Source: Morgan Stanley

As it’s been the case in the first part of AMLO’s government, Mexico’s budget keeps the administration’s focus on social programs, infrastructure projects and Petroleos Mexicanos spending, “yet there is also acknowledgment that fiscal metrics are set for deterioration at the margin, both this year and next,” economists Fernando Sedano, Simon Weaver, Lucas Almeida and Emma Cerda said in the report.

The analysts raise the need to work on a tax reform. “So far, helping Pemex finances is not having a major impact on fiscal metrics, but once non-tax revenues and cash balances become insufficient, this strategy will start biting. If fiscal responsibility is to prevail without the need to materially cut spending, a tax reform (that increases tax rates or imposes new taxes) might be needed, assuming priorities remain unchanged,” they argue.

Buying Pemex Debt

The analysts consider that a lower tax burden on the state-owned oil conglomerate, high oil international prices still expected in 2022 and slightly higher crude production will have a material and positive impact in Pemex’ cash flows. Citing still cheap valuation vs sovereign bonds in the 10-year tenor,  the analysts suggest buying Pemex USD 2050 bond.
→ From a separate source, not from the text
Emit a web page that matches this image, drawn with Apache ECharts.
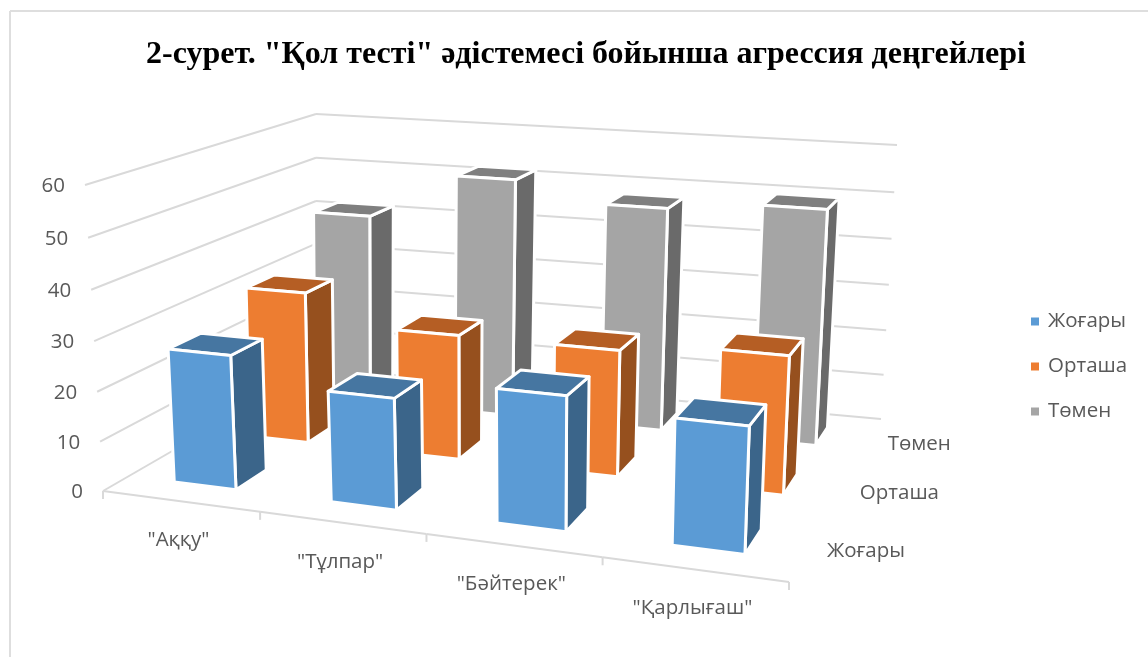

Mexico’s investment grade rating “does not seem at risk for now,” but the analysts acknowledge that investors and credit risk companies may start questioning it “over time absent a structural shift higher in non-oil tax revenues,” they said.

Source: Morgan Stanley

The 2022 budget submitted to the Congress by Finance Minister Rogelio Ramirez de la O prioritizes spending on ongoing investment projects, such as the Mayan train and Istmo de Tehuantepec inter-oceanic rail project, while social expenditure pivots on increasing pension spending.